BIB-Chef Friedrichs spricht vor seinen Karten mittlerweile von Wasserflussrichtungen und durchbrechenden Lehmschichten – und von der kommenden Landtagswahl. „Von Steinbrück ist nichts zu erwarten“, sagt er. Dann eher schon von der FDP: „Wenn wir statt Horstmann von der SPD einen liberalen Energieminister in einer schwarz-gelben Regierung hätten, würde er den Bezirksregierungen als Genehmigungsbehörden für den Bergbau schon raten, das strenger zu kontrollieren“, prognostiziert Friedrichs. Nicht von ungefähr wird am Mittwoch Gerhard Papke, seines Zeichens wirtschaftspolitischer Sprecher der FDP, als Redner im Camp erwartet.
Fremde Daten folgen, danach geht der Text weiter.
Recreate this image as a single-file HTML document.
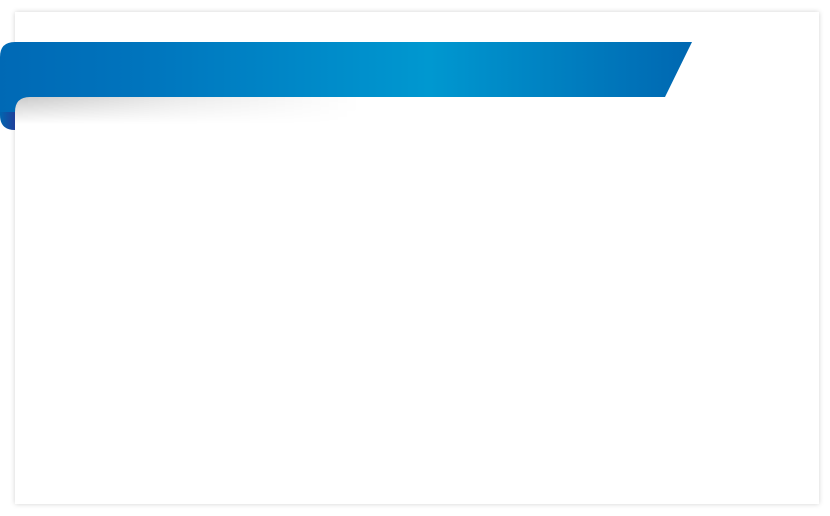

Als Wahlkampfhilfe für die Opposition wollen die Camper ihren Auftritt nicht allerdings verstanden wissen. Nur Gerda-Maria Schmitz, die von sich selbst behauptet, „eine deftige Sprache zu haben“, wird deutlich. „Die Höhn hat kein Rückgrat. Die soll mal kommen“, kräht sie. Doch Höhn kommt nicht. Der einzige Vertreter der Landesregierung, der die Staatskanzlei verlässt, ist deren Chef Wolfram Kuschke. Doch bevor Frau Schmitz ihm wie versprochen „Hordenkeile“ androhen kann, sitzt der SPD-Mann in seiner silbernen Dienstlimousine und rauscht davon.